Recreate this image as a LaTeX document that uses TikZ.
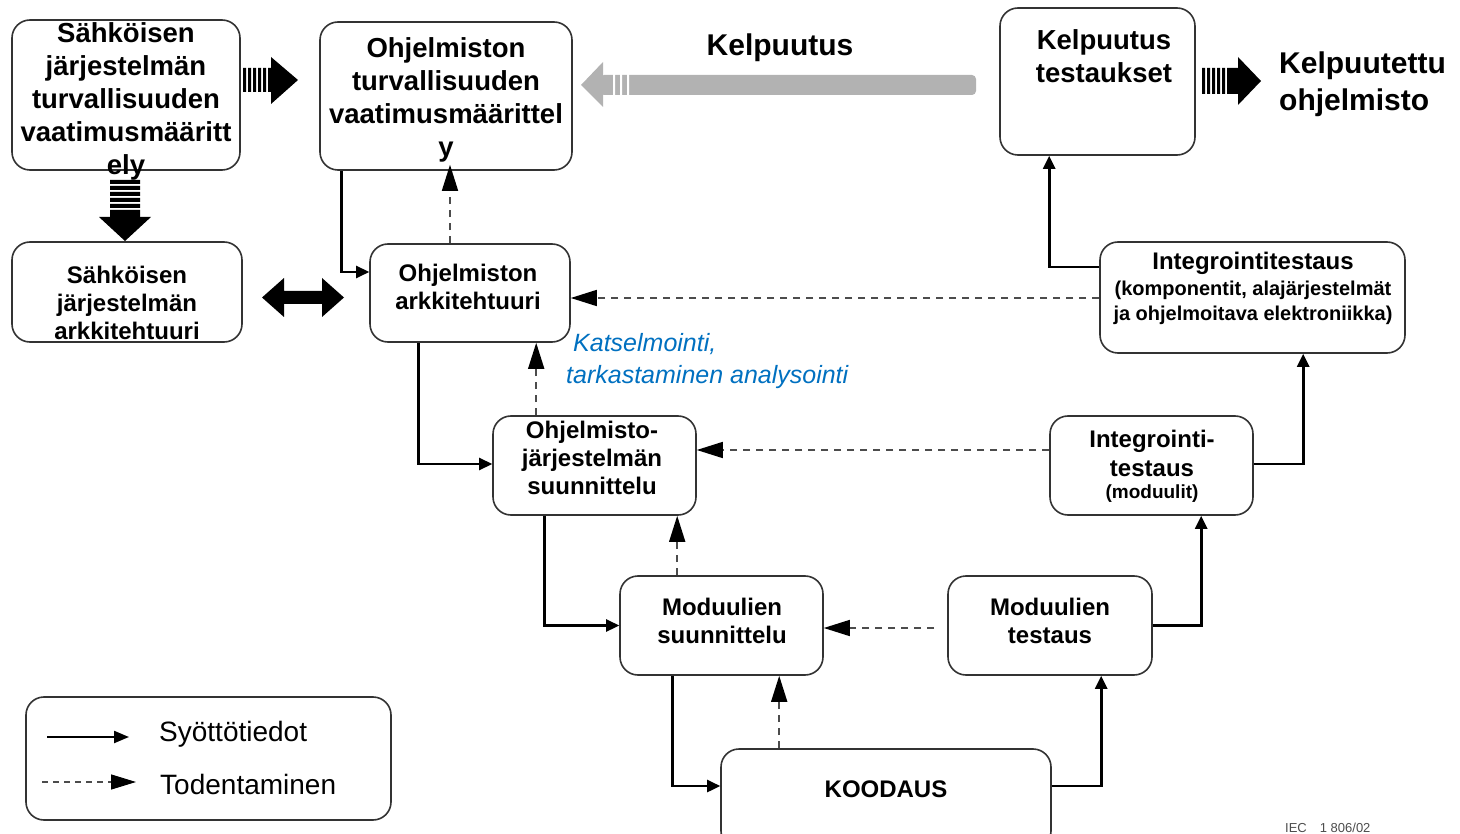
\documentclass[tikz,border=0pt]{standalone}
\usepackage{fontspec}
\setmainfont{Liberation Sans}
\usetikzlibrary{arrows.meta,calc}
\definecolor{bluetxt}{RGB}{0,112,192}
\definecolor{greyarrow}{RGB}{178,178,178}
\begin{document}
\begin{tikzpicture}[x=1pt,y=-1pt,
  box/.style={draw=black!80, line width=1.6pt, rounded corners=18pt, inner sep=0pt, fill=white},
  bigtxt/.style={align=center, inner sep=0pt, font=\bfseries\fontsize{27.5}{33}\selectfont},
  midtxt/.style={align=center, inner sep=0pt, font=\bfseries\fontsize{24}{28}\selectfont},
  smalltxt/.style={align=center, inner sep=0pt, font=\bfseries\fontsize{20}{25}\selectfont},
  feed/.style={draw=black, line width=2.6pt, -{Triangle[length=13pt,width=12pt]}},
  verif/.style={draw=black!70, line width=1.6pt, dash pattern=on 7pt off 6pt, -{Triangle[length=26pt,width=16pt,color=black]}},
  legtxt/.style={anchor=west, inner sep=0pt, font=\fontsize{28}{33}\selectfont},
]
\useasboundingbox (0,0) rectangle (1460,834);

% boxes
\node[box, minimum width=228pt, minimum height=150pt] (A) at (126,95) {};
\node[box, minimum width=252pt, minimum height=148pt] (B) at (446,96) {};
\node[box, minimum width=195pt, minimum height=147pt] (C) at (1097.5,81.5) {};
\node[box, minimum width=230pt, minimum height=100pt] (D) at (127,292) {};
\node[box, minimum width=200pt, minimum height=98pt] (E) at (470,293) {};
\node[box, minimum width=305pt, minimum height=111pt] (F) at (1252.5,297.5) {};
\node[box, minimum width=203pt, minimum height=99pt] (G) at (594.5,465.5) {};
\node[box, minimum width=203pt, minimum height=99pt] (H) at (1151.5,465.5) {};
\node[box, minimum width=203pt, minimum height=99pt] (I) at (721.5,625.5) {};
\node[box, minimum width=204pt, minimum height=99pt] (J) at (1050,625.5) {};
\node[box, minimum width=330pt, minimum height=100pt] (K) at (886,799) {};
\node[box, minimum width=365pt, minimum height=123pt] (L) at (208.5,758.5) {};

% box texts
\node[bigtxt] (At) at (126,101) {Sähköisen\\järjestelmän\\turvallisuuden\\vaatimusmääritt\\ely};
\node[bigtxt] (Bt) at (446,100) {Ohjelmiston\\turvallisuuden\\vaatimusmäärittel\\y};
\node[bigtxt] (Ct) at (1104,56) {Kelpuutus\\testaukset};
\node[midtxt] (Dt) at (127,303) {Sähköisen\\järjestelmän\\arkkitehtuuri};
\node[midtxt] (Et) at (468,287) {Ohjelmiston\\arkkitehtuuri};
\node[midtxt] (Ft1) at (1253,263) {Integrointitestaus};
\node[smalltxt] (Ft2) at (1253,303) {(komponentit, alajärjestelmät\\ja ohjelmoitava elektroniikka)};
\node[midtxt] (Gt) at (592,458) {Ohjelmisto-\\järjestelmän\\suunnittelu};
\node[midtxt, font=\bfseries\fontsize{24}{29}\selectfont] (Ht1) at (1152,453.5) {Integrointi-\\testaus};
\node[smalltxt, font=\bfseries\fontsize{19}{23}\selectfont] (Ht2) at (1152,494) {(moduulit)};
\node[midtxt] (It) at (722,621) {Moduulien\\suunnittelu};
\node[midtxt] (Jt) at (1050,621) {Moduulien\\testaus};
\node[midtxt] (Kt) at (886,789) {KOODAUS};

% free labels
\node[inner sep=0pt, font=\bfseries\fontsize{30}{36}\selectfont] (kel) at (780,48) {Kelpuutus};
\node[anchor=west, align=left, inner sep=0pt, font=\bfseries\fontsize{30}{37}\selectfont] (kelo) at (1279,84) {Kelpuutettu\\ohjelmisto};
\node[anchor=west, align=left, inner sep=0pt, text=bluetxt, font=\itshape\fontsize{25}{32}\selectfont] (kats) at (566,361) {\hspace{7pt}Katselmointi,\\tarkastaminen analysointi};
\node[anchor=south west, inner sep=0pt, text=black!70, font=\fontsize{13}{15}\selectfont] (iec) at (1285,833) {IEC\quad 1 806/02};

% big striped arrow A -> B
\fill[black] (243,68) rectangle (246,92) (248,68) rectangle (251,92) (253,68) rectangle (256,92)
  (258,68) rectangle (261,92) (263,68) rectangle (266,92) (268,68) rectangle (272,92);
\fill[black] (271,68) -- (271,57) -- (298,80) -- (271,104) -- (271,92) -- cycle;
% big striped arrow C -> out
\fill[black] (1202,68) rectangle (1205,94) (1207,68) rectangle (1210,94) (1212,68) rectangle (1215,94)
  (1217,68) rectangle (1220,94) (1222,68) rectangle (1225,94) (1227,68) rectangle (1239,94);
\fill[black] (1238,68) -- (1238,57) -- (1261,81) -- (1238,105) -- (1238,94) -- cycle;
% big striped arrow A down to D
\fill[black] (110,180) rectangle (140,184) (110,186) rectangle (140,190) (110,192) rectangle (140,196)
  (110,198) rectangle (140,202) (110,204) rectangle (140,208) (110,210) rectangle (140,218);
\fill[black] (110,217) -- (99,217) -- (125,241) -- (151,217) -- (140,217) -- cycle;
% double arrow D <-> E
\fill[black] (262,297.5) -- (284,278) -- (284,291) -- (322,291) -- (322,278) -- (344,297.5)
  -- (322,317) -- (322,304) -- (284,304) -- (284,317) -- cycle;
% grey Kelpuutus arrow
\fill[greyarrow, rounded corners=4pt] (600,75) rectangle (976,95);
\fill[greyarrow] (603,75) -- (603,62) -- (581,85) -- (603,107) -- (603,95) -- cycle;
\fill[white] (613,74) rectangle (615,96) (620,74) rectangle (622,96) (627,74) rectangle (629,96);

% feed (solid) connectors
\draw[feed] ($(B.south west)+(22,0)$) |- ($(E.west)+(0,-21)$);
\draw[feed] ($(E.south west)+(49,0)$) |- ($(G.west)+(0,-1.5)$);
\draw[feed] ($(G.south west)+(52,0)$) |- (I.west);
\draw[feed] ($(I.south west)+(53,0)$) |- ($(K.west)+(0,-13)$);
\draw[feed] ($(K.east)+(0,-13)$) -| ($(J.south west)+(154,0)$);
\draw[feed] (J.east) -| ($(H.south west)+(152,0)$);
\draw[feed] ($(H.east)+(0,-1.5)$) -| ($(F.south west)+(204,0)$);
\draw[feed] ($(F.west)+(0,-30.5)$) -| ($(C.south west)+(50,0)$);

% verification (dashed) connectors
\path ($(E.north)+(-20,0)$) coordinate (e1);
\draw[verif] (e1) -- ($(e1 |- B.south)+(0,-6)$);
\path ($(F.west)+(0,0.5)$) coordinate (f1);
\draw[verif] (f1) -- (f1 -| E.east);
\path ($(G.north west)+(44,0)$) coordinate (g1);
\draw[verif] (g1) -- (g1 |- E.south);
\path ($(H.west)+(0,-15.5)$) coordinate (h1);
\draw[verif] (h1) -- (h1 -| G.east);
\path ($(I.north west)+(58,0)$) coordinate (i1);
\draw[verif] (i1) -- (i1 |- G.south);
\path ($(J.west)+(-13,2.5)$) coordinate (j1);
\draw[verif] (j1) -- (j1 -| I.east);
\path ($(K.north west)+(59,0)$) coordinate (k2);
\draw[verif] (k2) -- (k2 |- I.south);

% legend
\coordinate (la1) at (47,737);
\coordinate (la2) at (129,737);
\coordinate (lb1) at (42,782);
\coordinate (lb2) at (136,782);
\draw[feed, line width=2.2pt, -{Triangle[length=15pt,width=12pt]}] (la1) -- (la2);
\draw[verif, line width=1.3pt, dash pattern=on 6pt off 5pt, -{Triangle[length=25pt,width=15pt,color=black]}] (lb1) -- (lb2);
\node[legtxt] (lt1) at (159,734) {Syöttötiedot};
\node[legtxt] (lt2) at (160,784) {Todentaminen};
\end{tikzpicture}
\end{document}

• • • • • • •

> [Requirement] Without the pictures, please reproduce each line of the listing above exactly, from the first one through the line bearing "(0,0) rectangle (1460,834);".

> [Written answer]
Recreate this image as a LaTeX document that uses TikZ.
\documentclass[tikz,border=0pt]{standalone}
\usepackage{fontspec}
\setmainfont{Liberation Sans}
\usetikzlibrary{arrows.meta,calc}
\definecolor{bluetxt}{RGB}{0,112,192}
\definecolor{greyarrow}{RGB}{178,178,178}
\begin{document}
\begin{tikzpicture}[x=1pt,y=-1pt,
  box/.style={draw=black!80, line width=1.6pt, rounded corners=18pt, inner sep=0pt, fill=white},
  bigtxt/.style={align=center, inner sep=0pt, font=\bfseries\fontsize{27.5}{33}\selectfont},
  midtxt/.style={align=center, inner sep=0pt, font=\bfseries\fontsize{24}{28}\selectfont},
  smalltxt/.style={align=center, inner sep=0pt, font=\bfseries\fontsize{20}{25}\selectfont},
  feed/.style={draw=black, line width=2.6pt, -{Triangle[length=13pt,width=12pt]}},
  verif/.style={draw=black!70, line width=1.6pt, dash pattern=on 7pt off 6pt, -{Triangle[length=26pt,width=16pt,color=black]}},
  legtxt/.style={anchor=west, inner sep=0pt, font=\fontsize{28}{33}\selectfont},
]
\useasboundingbox (0,0) rectangle (1460,834);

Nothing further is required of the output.